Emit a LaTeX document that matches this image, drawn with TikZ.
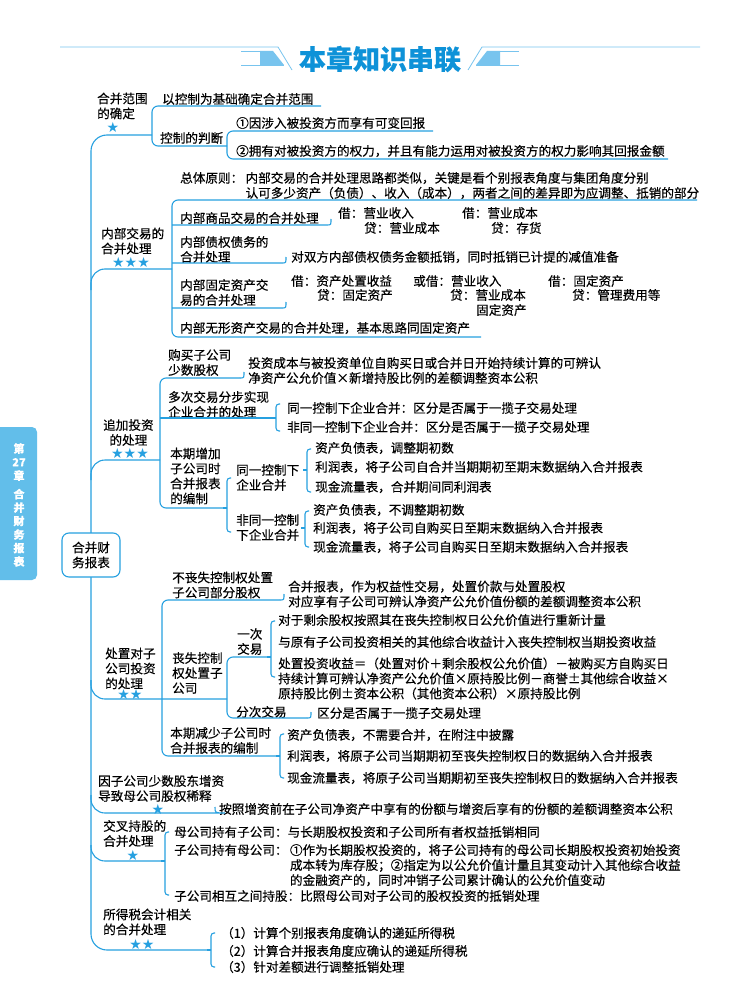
\documentclass[tikz,border=0pt]{standalone}
\usepackage{fontspec}
\setmainfont{Noto Sans CJK SC}[FakeBold=0.3]
\newfontfamily\starfont{DejaVu Sans}
\definecolor{lineblue}{RGB}{38,160,224}
\definecolor{titleblue}{RGB}{14,146,216}
\definecolor{headblue}{RGB}{120,196,238}
\definecolor{tabblue}{RGB}{98,190,234}

% small curly bracket: x, top y, bottom y, tip y
\newcommand{\sidebrace}[4]{%
  \draw[ln, rounded corners=3pt] ({#1+4},#2) -- (#1,#2) -- (#1,#3) -- ({#1+4},#3);
  \draw[ln] ({#1-4},#4) -- (#1,#4);
}

\begin{document}
\begin{tikzpicture}[x=1pt, y=-1pt,
    ln/.style={draw=lineblue, line width=1.1pt},
    txt/.style={anchor=west, inner sep=1pt, align=left, font=\fontsize{12.6}{15}\selectfont},
    stars/.style={inner sep=0pt, text=lineblue, font=\starfont\fontsize{14}{14}\selectfont},
    rootbox/.style={draw=lineblue, line width=1.1pt, rounded corners=7pt, fill=white,
      minimum width=58pt, minimum height=44pt, align=center, font=\fontsize{12.6}{15}\selectfont}]
    \fill[white] (0,0) rectangle (750,1000);
    \useasboundingbox (0,0) rectangle (750,1000);

    % header
    \draw[headblue, line width=0.8pt] (60,47) -- (278,47) -- (292,70);
    \draw[headblue, line width=0.8pt] (700,47) -- (482,47) -- (468,70);
    \fill[headblue] (260,51) -- (273,51) -- (284,65) -- (260,65) -- cycle;
    \fill[headblue] (500,51) -- (487,51) -- (476,65) -- (500,65) -- cycle;
    \draw[headblue, line width=0.6pt] (241,65) -- (284,65) (241,51) -- (260,51);
    \draw[headblue, line width=0.6pt] (476,65) -- (519,65) (500,51) -- (519,51);
    \node[text=titleblue, font=\bfseries\fontsize{27}{27}\selectfont] (title) at (380,59) {本章知识串联};

    % side tab
    \fill[tabblue, rounded corners=5pt] (-8,427) rectangle (37,580);
    \node[text=white, align=center, font=\bfseries\fontsize{11}{13.5}\selectfont] (tab) at (19,505)
      {第\\27\\章\\[5pt]合\\并\\财\\务\\报\\表};

    % spine and root
    \draw[ln, rounded corners=16pt] (152,135) -- (91,135) -- (91,950) -- (211,950);
    \node[rootbox] (root) at (91,555) {合并财\\务报表};

    % 1 scope of consolidation
    \node[txt] (s1) at (96,106) {合并范围\\的确定};
    \node[stars] (s1s) at (113,127) {★};
    \node[txt] (a1) at (161,99) {以控制为基础确定合并范围};
    \node[txt] (a2) at (159,138) {控制的判断};
    \node[txt] (a21) at (235,123) {①因涉入被投资方而享有可变回报};
    \node[txt] (a22) at (235,151) {②拥有对被投资方的权力，并且有能力运用对被投资方的权力影响其回报金额};
    \draw[ln, rounded corners=6pt] (321,106) -- (152,106) -- (152,146) -- (227,146);
    \draw[ln, rounded corners=6pt] (433,131) -- (227,131) -- (227,159) -- (668,159);

    % 2 internal transactions
    \node[txt] (s2) at (100,241) {内部交易的\\合并处理};
    \node[stars] (s2s) at (131,262) {★★★};
    \node[txt] (b0) at (179,178) {总体原则：};
    \node[txt] (b0a) at (b0.east) {内部交易的合并处理思路都类似，关键是看个别报表角度与集团角度分别};
    \node[txt] (b0b) at ([yshift=-15pt]b0a.west) {认可多少资产（负债）、收入（成本），两者之间的差异即为应调整、抵销的部分};
    \node[txt] (b1) at (179,218) {内部商品交易的合并处理};
    \node[txt] (b1a) at (337,213) {借：营业收入};
    \node[txt] (b1b) at (363,228) {贷：营业成本};
    \node[txt] (b1c) at (461,213) {借：营业成本};
    \node[txt] (b1d) at (490,228) {贷：存货};
    \node[txt] (b2) at (179,249.5) {内部债权债务的\\合并处理};
    \node[txt] (b2a) at (290,257) {对双方内部债权债务金额抵销，同时抵销已计提的减值准备};
    \node[txt] (b3) at (179,292.5) {内部固定资产交\\易的合并处理};
    \node[txt] (b3a) at (290,281) {借：资产处置收益};
    \node[txt] (b3b) at (316,295) {贷：固定资产};
    \node[txt] (b3c) at (412,281) {或借：营业收入};
    \node[txt] (b3d) at (449,295) {贷：营业成本};
    \node[txt] (b3e) at (475,310) {固定资产};
    \node[txt] (b3f) at (547,281) {借：固定资产};
    \node[txt] (b3g) at (571,295) {贷：管理费用等};
    \node[txt] (b4) at (179,328) {内部无形资产交易的合并处理，基本思路同固定资产};
    \draw[ln, rounded corners=6pt] (697,200) -- (172,200) -- (172,337) -- (481,337);
    \draw[ln] (172,225) -- (327,225) .. controls (331,225) .. (331,219);
    \draw[ln] (172,263) -- (282,263) .. controls (286,263) .. (286,257);
    \draw[ln] (172,308) -- (282,308) .. controls (286,308) .. (286,302);
    \draw[ln, rounded corners=14pt] (91,290) -- (91,269) -- (172,269);

    % 3 additional investment
    \node[txt, align=center] (s3) at (102,432.5) {追加投资\\的处理};
    \node[stars] (s3s) at (130,453) {★★★};
    \node[txt] (c1) at (167,362.5) {购买子公司\\少数股权};
    \node[txt] (c1a) at (247,370.5) {投资成本与被投资单位自购买日或合并日开始持续计算的可辨认\\净资产公允价值×新增持股比例的差额调整资本公积};
    \node[txt] (c2) at (167,404.5) {多次交易分步实现\\企业合并的处理};
    \node[txt] (c2a) at (286,408) {同一控制下企业合并：区分是否属于一揽子交易处理};
    \node[txt] (c2b) at (286,427) {非同一控制下企业合并：区分是否属于一揽子交易处理};
    \node[txt] (c3) at (169,476) {本期增加\\子公司时\\合并报表\\的编制};
    \node[txt] (c31) at (235,477.5) {同一控制下\\企业合并};
    \node[txt] (c311) at (314,448) {资产负债表，调整期初数};
    \node[txt] (c312) at (314,467) {利润表，将子公司自合并当期期初至期末数据纳入合并报表};
    \node[txt] (c313) at (314,487) {现金流量表，合并期间同利润表};
    \node[txt] (c32) at (235,527.5) {非同一控制\\下企业合并};
    \node[txt] (c321) at (312,510) {资产负债表，不调整期初数};
    \node[txt] (c322) at (312,528) {利润表，将子公司自购买日至期末数据纳入合并报表};
    \node[txt] (c323) at (312,547) {现金流量表，将子公司自购买日至期末数据纳入合并报表};
    \draw[ln, rounded corners=6pt] (240,378) -- (160,378) -- (160,508) -- (227,508);
    \draw[ln] (240,378) .. controls (244,378) .. (244,372);
    \draw[ln] (160,418) -- (276,418);
    \draw[ln, rounded corners=14pt] (91,480) -- (91,460) -- (160,460);
    \sidebrace{276}{404}{431}{418}
    \sidebrace{227}{478}{532}{508}
    \sidebrace{307}{449}{492}{470}
    \sidebrace{305}{511}{547}{528}

    % 4 disposal of subsidiary
    \node[txt] (s4) at (104,668.5) {处置对子\\公司投资\\的处理};
    \node[stars] (s4s) at (130,694) {★★};
    \node[txt] (d1) at (171,585) {不丧失控制权处置\\子公司部分股权};
    \node[txt] (d1a) at (287,594) {合并报表，作为权益性交易，处置价款与处置股权\\对应享有子公司可辨认净资产公允价值份额的差额调整资本公积};
    \node[txt] (d2) at (171,673) {丧失控制\\权处置子\\公司};
    \node[txt] (d21) at (236,641.5) {一次\\交易};
    \node[txt] (d211) at (277,620) {对于剩余股权按照其在丧失控制权日公允价值进行重新计量};
    \node[txt] (d212) at (277,642) {与原有子公司投资相关的其他综合收益计入丧失控制权当期投资收益};
    \node[txt] (d213) at (277,678.5) {处置投资收益＝（处置对价＋剩余股权公允价值）－被购买方自购买日\\持续计算可辨认净资产公允价值×原持股比例－商誉±其他综合收益×\\原持股比例±资本公积（其他资本公积）×原持股比例};
    \node[txt] (d22) at (235,712) {分次交易};
    \node[txt] (d22a) at (316,713) {区分是否属于一揽子交易处理};
    \node[txt] (d3) at (169,740.5) {本期减少子公司时\\合并报表的编制};
    \node[txt] (d31) at (286,735) {资产负债表，不需要合并，在附注中披露};
    \node[txt] (d32) at (286,756) {利润表，将原子公司当期期初至丧失控制权日的数据纳入合并报表};
    \node[txt] (d33) at (286,778) {现金流量表，将原子公司当期期初至丧失控制权日的数据纳入合并报表};
    \draw[ln, rounded corners=6pt] (280,600) -- (162,600) -- (162,756) -- (280,756);
    \draw[ln] (280,600) .. controls (284,600) .. (284,594);
    \draw[ln, rounded corners=14pt] (91,680) -- (91,699) -- (227,699);
    \draw[ln, rounded corners=6pt] (270,657) -- (227,657) -- (227,718) -- (307,718);
    \draw[ln] (307,718) .. controls (311,718) .. (311,712);
    \sidebrace{271}{621}{677}{657}
    \sidebrace{280}{734}{778}{756}

    % 5 minority capital injection
    \node[txt] (s5) at (97,788.5) {因子公司少数股东增资\\导致母公司股权稀释};
    \node[stars] (s5s) at (158,809) {★};
    \node[txt] (e1) at (218,809) {按照增资前在子公司净资产中享有的份额与增资后享有的份额的差额调整资本公积};
    \draw[ln, rounded corners=14pt] (91,795) -- (91,813) -- (211,813) .. controls (215,813) .. (215,807);

    % 6 cross holdings
    \node[txt] (s6) at (102,833.5) {交叉持股的\\合并处理};
    \node[stars] (s6s) at (133,855) {★};
    \node[txt] (f1) at (173,832) {母公司持有子公司：与长期股权投资和子公司所有者权益抵销相同};
    \node[txt] (f2) at (173,850) {子公司持有母公司：};
    \node[txt, anchor=north west] (f2a) at (f2.north east) {①作为长期股权投资的，将子公司持有的母公司长期股权投资初始投资\\成本转为库存股；②指定为以公允价值计量且其变动计入其他综合收益\\的金融资产的，同时冲销子公司累计确认的公允价值变动};
    \node[txt] (f3) at (173,896) {子公司相互之间持股：比照母公司对子公司的股权投资的抵销处理};
    \draw[ln, rounded corners=14pt] (91,845) -- (91,861) -- (165,861);
    \sidebrace{165}{832}{895}{861}

    % 7 income tax
    \node[txt] (s7) at (102,922) {所得税会计相关\\的合并处理};
    \node[stars] (s7s) at (142,944) {★★};
    \node[txt] (g1) at (220,933) {（1）计算个别报表角度确认的递延所得税};
    \node[txt] (g2) at (220,951) {（2）计算合并报表角度应确认的递延所得税};
    \node[txt] (g3) at (220,967) {（3）针对差额进行调整抵销处理};
    \sidebrace{211}{933}{967}{950}
\end{tikzpicture}
\end{document}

################

Pictures are excluded; extract exactly the lines from the start of the data through the line that holds "(title) at (380,59)", both ends included.

Emit a LaTeX document that matches this image, drawn with TikZ.
\documentclass[tikz,border=0pt]{standalone}
\usepackage{fontspec}
\setmainfont{Noto Sans CJK SC}[FakeBold=0.3]
\newfontfamily\starfont{DejaVu Sans}
\definecolor{lineblue}{RGB}{38,160,224}
\definecolor{titleblue}{RGB}{14,146,216}
\definecolor{headblue}{RGB}{120,196,238}
\definecolor{tabblue}{RGB}{98,190,234}

% small curly bracket: x, top y, bottom y, tip y
\newcommand{\sidebrace}[4]{%
  \draw[ln, rounded corners=3pt] ({#1+4},#2) -- (#1,#2) -- (#1,#3) -- ({#1+4},#3);
  \draw[ln] ({#1-4},#4) -- (#1,#4);
}

\begin{document}
\begin{tikzpicture}[x=1pt, y=-1pt,
    ln/.style={draw=lineblue, line width=1.1pt},
    txt/.style={anchor=west, inner sep=1pt, align=left, font=\fontsize{12.6}{15}\selectfont},
    stars/.style={inner sep=0pt, text=lineblue, font=\starfont\fontsize{14}{14}\selectfont},
    rootbox/.style={draw=lineblue, line width=1.1pt, rounded corners=7pt, fill=white,
      minimum width=58pt, minimum height=44pt, align=center, font=\fontsize{12.6}{15}\selectfont}]
    \fill[white] (0,0) rectangle (750,1000);
    \useasboundingbox (0,0) rectangle (750,1000);

    % header
    \draw[headblue, line width=0.8pt] (60,47) -- (278,47) -- (292,70);
    \draw[headblue, line width=0.8pt] (700,47) -- (482,47) -- (468,70);
    \fill[headblue] (260,51) -- (273,51) -- (284,65) -- (260,65) -- cycle;
    \fill[headblue] (500,51) -- (487,51) -- (476,65) -- (500,65) -- cycle;
    \draw[headblue, line width=0.6pt] (241,65) -- (284,65) (241,51) -- (260,51);
    \draw[headblue, line width=0.6pt] (476,65) -- (519,65) (500,51) -- (519,51);
    \node[text=titleblue, font=\bfseries\fontsize{27}{27}\selectfont] (title) at (380,59) {本章知识串联};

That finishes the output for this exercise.